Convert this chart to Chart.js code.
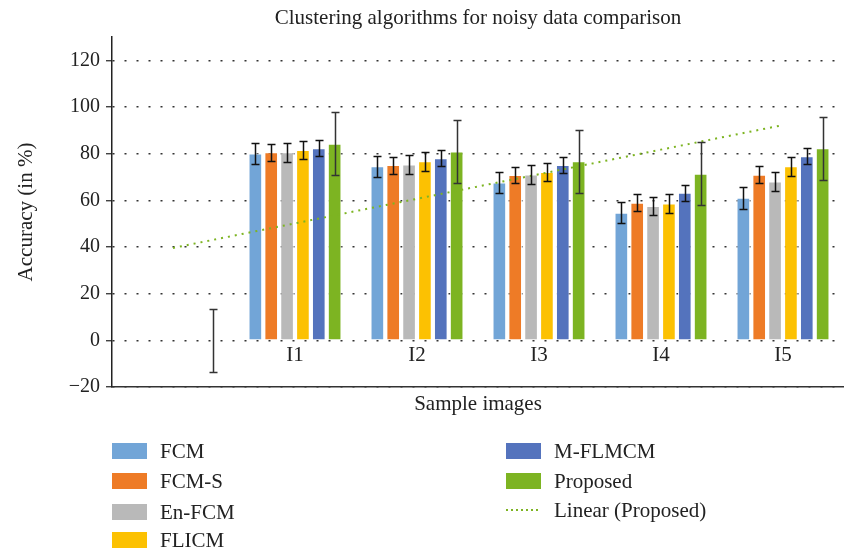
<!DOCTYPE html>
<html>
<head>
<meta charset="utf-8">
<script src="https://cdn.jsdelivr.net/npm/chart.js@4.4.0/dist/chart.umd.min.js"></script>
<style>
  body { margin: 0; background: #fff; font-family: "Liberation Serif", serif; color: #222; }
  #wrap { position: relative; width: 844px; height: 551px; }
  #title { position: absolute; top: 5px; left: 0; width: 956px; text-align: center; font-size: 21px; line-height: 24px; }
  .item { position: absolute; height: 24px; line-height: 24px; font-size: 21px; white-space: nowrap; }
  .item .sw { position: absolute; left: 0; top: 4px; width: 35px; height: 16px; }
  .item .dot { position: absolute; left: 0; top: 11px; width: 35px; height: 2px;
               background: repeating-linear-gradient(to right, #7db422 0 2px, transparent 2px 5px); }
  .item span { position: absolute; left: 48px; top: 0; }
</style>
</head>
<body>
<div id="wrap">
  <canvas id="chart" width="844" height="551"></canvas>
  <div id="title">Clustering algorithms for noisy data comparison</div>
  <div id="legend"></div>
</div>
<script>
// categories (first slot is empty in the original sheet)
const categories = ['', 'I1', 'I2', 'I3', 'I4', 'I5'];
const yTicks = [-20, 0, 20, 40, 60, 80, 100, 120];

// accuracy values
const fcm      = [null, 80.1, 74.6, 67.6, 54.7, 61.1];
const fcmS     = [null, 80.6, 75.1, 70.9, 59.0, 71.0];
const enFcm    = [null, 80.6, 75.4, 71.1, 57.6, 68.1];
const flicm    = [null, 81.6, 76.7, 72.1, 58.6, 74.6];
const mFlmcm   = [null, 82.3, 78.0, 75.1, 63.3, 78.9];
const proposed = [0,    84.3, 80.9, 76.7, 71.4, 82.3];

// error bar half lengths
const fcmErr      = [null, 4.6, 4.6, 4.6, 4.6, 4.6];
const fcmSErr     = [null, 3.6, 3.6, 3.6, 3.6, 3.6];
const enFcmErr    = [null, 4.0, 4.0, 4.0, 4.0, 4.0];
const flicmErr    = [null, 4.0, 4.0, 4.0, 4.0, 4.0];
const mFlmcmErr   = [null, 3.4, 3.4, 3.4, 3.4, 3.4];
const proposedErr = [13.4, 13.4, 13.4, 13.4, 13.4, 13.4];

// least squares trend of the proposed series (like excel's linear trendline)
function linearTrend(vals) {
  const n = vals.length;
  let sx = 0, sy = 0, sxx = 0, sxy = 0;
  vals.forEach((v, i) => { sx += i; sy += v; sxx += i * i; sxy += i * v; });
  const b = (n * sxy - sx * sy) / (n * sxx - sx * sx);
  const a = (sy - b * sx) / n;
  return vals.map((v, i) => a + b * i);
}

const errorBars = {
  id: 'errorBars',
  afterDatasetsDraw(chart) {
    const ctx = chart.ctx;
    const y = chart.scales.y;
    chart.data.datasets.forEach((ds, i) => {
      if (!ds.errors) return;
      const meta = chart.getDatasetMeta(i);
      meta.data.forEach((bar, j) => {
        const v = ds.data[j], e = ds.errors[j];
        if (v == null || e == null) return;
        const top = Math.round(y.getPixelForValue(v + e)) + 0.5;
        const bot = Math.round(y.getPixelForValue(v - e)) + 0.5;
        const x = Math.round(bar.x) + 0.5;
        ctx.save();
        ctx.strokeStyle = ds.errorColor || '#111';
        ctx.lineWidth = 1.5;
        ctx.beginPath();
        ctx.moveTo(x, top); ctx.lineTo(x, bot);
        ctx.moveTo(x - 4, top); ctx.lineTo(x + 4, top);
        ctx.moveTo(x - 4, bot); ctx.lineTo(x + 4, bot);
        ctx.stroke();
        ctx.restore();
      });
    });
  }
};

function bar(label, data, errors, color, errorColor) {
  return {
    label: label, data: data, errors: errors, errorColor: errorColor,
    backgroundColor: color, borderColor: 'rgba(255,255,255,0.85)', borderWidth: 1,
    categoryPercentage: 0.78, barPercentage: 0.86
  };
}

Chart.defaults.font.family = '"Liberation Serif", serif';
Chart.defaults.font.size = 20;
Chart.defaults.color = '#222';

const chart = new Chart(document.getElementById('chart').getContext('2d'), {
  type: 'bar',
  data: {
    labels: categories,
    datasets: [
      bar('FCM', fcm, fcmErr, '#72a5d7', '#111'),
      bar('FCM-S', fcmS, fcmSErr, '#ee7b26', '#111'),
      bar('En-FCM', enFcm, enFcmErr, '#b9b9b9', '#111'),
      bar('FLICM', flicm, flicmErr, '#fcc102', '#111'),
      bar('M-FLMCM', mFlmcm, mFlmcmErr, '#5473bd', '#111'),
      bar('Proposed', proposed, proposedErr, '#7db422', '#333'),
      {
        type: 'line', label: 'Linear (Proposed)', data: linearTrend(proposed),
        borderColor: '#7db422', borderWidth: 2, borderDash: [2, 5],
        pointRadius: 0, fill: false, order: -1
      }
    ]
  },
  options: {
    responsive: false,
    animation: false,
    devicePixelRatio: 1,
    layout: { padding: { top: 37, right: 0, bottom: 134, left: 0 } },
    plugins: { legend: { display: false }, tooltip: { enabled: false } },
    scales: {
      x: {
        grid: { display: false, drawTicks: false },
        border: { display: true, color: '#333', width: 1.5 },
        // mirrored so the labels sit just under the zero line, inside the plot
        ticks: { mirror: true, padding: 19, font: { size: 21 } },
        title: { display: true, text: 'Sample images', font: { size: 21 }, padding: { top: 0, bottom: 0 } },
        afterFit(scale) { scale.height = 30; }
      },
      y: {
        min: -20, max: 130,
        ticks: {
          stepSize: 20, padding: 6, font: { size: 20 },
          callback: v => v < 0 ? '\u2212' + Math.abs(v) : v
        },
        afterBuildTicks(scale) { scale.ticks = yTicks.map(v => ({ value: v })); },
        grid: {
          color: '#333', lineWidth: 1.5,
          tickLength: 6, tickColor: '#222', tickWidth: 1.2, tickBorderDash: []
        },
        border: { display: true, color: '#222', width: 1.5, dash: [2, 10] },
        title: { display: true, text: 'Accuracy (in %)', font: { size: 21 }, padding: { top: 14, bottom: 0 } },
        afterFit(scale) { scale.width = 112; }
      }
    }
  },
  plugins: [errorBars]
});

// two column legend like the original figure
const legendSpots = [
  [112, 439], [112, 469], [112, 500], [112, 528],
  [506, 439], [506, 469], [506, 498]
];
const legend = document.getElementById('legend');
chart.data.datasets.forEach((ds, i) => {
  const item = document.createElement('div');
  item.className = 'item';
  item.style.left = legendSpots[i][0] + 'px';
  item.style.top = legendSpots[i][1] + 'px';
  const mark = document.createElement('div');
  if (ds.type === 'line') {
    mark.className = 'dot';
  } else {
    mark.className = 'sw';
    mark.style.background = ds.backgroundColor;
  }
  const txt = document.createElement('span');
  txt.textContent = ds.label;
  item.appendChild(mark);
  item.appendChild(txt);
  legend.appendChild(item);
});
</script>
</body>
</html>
★ ★ ★
AIM: Transcribe all of the material exactly, leaving out whatever pictures it contains.

ANSWER TO THE PROBLEM:
Convert this chart to Chart.js code.
<!DOCTYPE html>
<html>
<head>
<meta charset="utf-8">
<script src="https://cdn.jsdelivr.net/npm/chart.js@4.4.0/dist/chart.umd.min.js"></script>
<style>
  body { margin: 0; background: #fff; font-family: "Liberation Serif", serif; color: #222; }
  #wrap { position: relative; width: 844px; height: 551px; }
  #title { position: absolute; top: 5px; left: 0; width: 956px; text-align: center; font-size: 21px; line-height: 24px; }
  .item { position: absolute; height: 24px; line-height: 24px; font-size: 21px; white-space: nowrap; }
  .item .sw { position: absolute; left: 0; top: 4px; width: 35px; height: 16px; }
  .item .dot { position: absolute; left: 0; top: 11px; width: 35px; height: 2px;
               background: repeating-linear-gradient(to right, #7db422 0 2px, transparent 2px 5px); }
  .item span { position: absolute; left: 48px; top: 0; }
</style>
</head>
<body>
<div id="wrap">
  <canvas id="chart" width="844" height="551"></canvas>
  <div id="title">Clustering algorithms for noisy data comparison</div>
  <div id="legend"></div>
</div>
<script>
// categories (first slot is empty in the original sheet)
const categories = ['', 'I1', 'I2', 'I3', 'I4', 'I5'];
const yTicks = [-20, 0, 20, 40, 60, 80, 100, 120];

// accuracy values
const fcm      = [null, 80.1, 74.6, 67.6, 54.7, 61.1];
const fcmS     = [null, 80.6, 75.1, 70.9, 59.0, 71.0];
const enFcm    = [null, 80.6, 75.4, 71.1, 57.6, 68.1];
const flicm    = [null, 81.6, 76.7, 72.1, 58.6, 74.6];
const mFlmcm   = [null, 82.3, 78.0, 75.1, 63.3, 78.9];
const proposed = [0,    84.3, 80.9, 76.7, 71.4, 82.3];

// error bar half lengths
const fcmErr      = [null, 4.6, 4.6, 4.6, 4.6, 4.6];
const fcmSErr     = [null, 3.6, 3.6, 3.6, 3.6, 3.6];
const enFcmErr    = [null, 4.0, 4.0, 4.0, 4.0, 4.0];
const flicmErr    = [null, 4.0, 4.0, 4.0, 4.0, 4.0];
const mFlmcmErr   = [null, 3.4, 3.4, 3.4, 3.4, 3.4];
const proposedErr = [13.4, 13.4, 13.4, 13.4, 13.4, 13.4];

// least squares trend of the proposed series (like excel's linear trendline)
function linearTrend(vals) {
  const n = vals.length;
  let sx = 0, sy = 0, sxx = 0, sxy = 0;
  vals.forEach((v, i) => { sx += i; sy += v; sxx += i * i; sxy += i * v; });
  const b = (n * sxy - sx * sy) / (n * sxx - sx * sx);
  const a = (sy - b * sx) / n;
  return vals.map((v, i) => a + b * i);
}

const errorBars = {
  id: 'errorBars',
  afterDatasetsDraw(chart) {
    const ctx = chart.ctx;
    const y = chart.scales.y;
    chart.data.datasets.forEach((ds, i) => {
      if (!ds.errors) return;
      const meta = chart.getDatasetMeta(i);
      meta.data.forEach((bar, j) => {
        const v = ds.data[j], e = ds.errors[j];
        if (v == null || e == null) return;
        const top = Math.round(y.getPixelForValue(v + e)) + 0.5;
        const bot = Math.round(y.getPixelForValue(v - e)) + 0.5;
        const x = Math.round(bar.x) + 0.5;
        ctx.save();
        ctx.strokeStyle = ds.errorColor || '#111';
        ctx.lineWidth = 1.5;
        ctx.beginPath();
        ctx.moveTo(x, top); ctx.lineTo(x, bot);
        ctx.moveTo(x - 4, top); ctx.lineTo(x + 4, top);
        ctx.moveTo(x - 4, bot); ctx.lineTo(x + 4, bot);
        ctx.stroke();
        ctx.restore();
      });
    });
  }
};

function bar(label, data, errors, color, errorColor) {
  return {
    label: label, data: data, errors: errors, errorColor: errorColor,
    backgroundColor: color, borderColor: 'rgba(255,255,255,0.85)', borderWidth: 1,
    categoryPercentage: 0.78, barPercentage: 0.86
  };
}

Chart.defaults.font.family = '"Liberation Serif", serif';
Chart.defaults.font.size = 20;
Chart.defaults.color = '#222';

const chart = new Chart(document.getElementById('chart').getContext('2d'), {
  type: 'bar',
  data: {
    labels: categories,
    datasets: [
      bar('FCM', fcm, fcmErr, '#72a5d7', '#111'),
      bar('FCM-S', fcmS, fcmSErr, '#ee7b26', '#111'),
      bar('En-FCM', enFcm, enFcmErr, '#b9b9b9', '#111'),
      bar('FLICM', flicm, flicmErr, '#fcc102', '#111'),
      bar('M-FLMCM', mFlmcm, mFlmcmErr, '#5473bd', '#111'),
      bar('Proposed', proposed, proposedErr, '#7db422', '#333'),
      {
        type: 'line', label: 'Linear (Proposed)', data: linearTrend(proposed),
        borderColor: '#7db422', borderWidth: 2, borderDash: [2, 5],
        pointRadius: 0, fill: false, order: -1
      }
    ]
  },
  options: {
    responsive: false,
    animation: false,
    devicePixelRatio: 1,
    layout: { padding: { top: 37, right: 0, bottom: 134, left: 0 } },
    plugins: { legend: { display: false }, tooltip: { enabled: false } },
    scales: {
      x: {
        grid: { display: false, drawTicks: false },
        border: { display: true, color: '#333', width: 1.5 },
        // mirrored so the labels sit just under the zero line, inside the plot
        ticks: { mirror: true, padding: 19, font: { size: 21 } },
        title: { display: true, text: 'Sample images', font: { size: 21 }, padding: { top: 0, bottom: 0 } },
        afterFit(scale) { scale.height = 30; }
      },
      y: {
        min: -20, max: 130,
        ticks: {
          stepSize: 20, padding: 6, font: { size: 20 },
          callback: v => v < 0 ? '\u2212' + Math.abs(v) : v
        },
        afterBuildTicks(scale) { scale.ticks = yTicks.map(v => ({ value: v })); },
        grid: {
          color: '#333', lineWidth: 1.5,
          tickLength: 6, tickColor: '#222', tickWidth: 1.2, tickBorderDash: []
        },
        border: { display: true, color: '#222', width: 1.5, dash: [2, 10] },
        title: { display: true, text: 'Accuracy (in %)', font: { size: 21 }, padding: { top: 14, bottom: 0 } },
        afterFit(scale) { scale.width = 112; }
      }
    }
  },
  plugins: [errorBars]
});

// two column legend like the original figure
const legendSpots = [
  [112, 439], [112, 469], [112, 500], [112, 528],
  [506, 439], [506, 469], [506, 498]
];
const legend = document.getElementById('legend');
chart.data.datasets.forEach((ds, i) => {
  const item = document.createElement('div');
  item.className = 'item';
  item.style.left = legendSpots[i][0] + 'px';
  item.style.top = legendSpots[i][1] + 'px';
  const mark = document.createElement('div');
  if (ds.type === 'line') {
    mark.className = 'dot';
  } else {
    mark.className = 'sw';
    mark.style.background = ds.backgroundColor;
  }
  const txt = document.createElement('span');
  txt.textContent = ds.label;
  item.appendChild(mark);
  item.appendChild(txt);
  legend.appendChild(item);
});
</script>
</body>
</html>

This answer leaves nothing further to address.